I am a 56 year old, professional, highly educated woman whose job entails significant responsibility, decision making and practical skills. I worked my arse off to get the grades for uni. I am computer literate, can plumb in a dishwasher and put up shelves, have brought up two wonderful children, for prolonged periods as a single mother (forces spouse). I delivered our first child in the USA whilst my husband was deployed to Germany in combat for three months during our 2.5 year exchange posting. I passed my postgraduate exams at 41 (after a 4 year ”breeding sabbatical”) whilst back at work part time and husband was working away, simultaneously looking after a 1 year old and a 2 year old. I weathered the storm of senior colleagues’ (mainly the full time working mothers) sniping about my lack of commitment to my job. I now run a full time job, a private business, a house, large garden, 4 dogs, hens, and am still keeping tabs on fledging teenagers. I scrub up ok although everything is rapidly taking on a blancmange like consistency – including my brain.

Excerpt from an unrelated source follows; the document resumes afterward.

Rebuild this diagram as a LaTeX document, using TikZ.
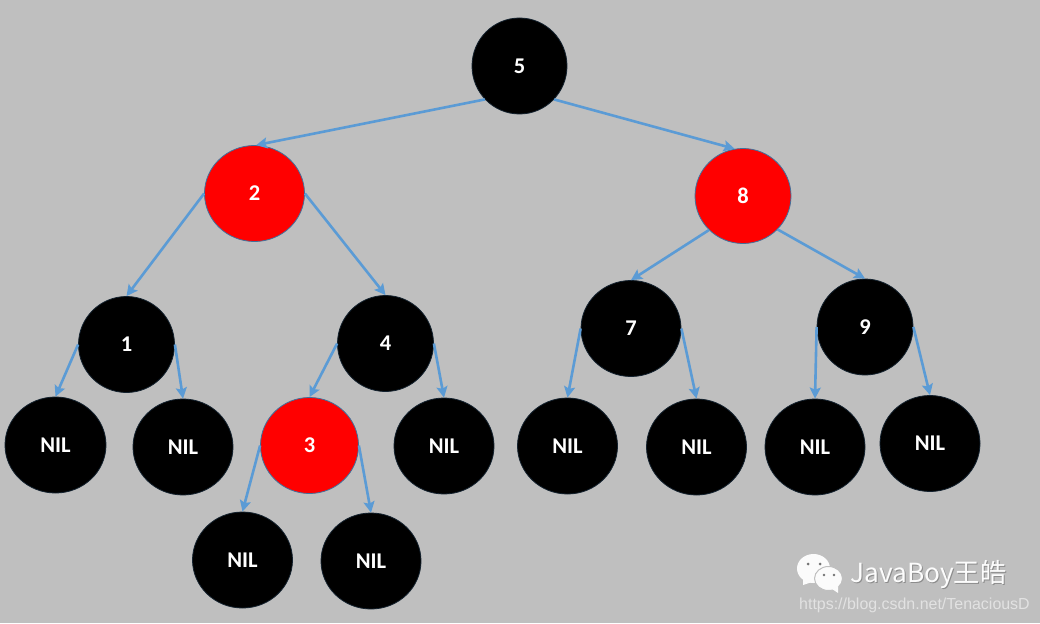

I frequently get thing wrong but hopefully recognise that and learn.
I look for and usually find something to laugh about every day
All very satisfactory and rewarding, but I have to stop and remind myself sometimes of what I can do.
Menopause has hit me like a sledgehammer.
Anxiety landed on me like an invisibility cloak and pervades everything I do.
Sometimes something as simple as planning a meal and shopping for the ingredients completely floors me.
Some days I think I should feel superhuman but feel unworthy.
Other days I spend most of my time trying not to cry and being furious with myself for being so wet.
I’m putting this out there for women and men of a certain age who recognise this.
For the Women – you are not alone. This is Mother Nature unfairly biting you on the bum. She will leave you be in time.
For the Men – give her a break. She’s not mad. This won’t last forever. Small acts of kindness go a long way.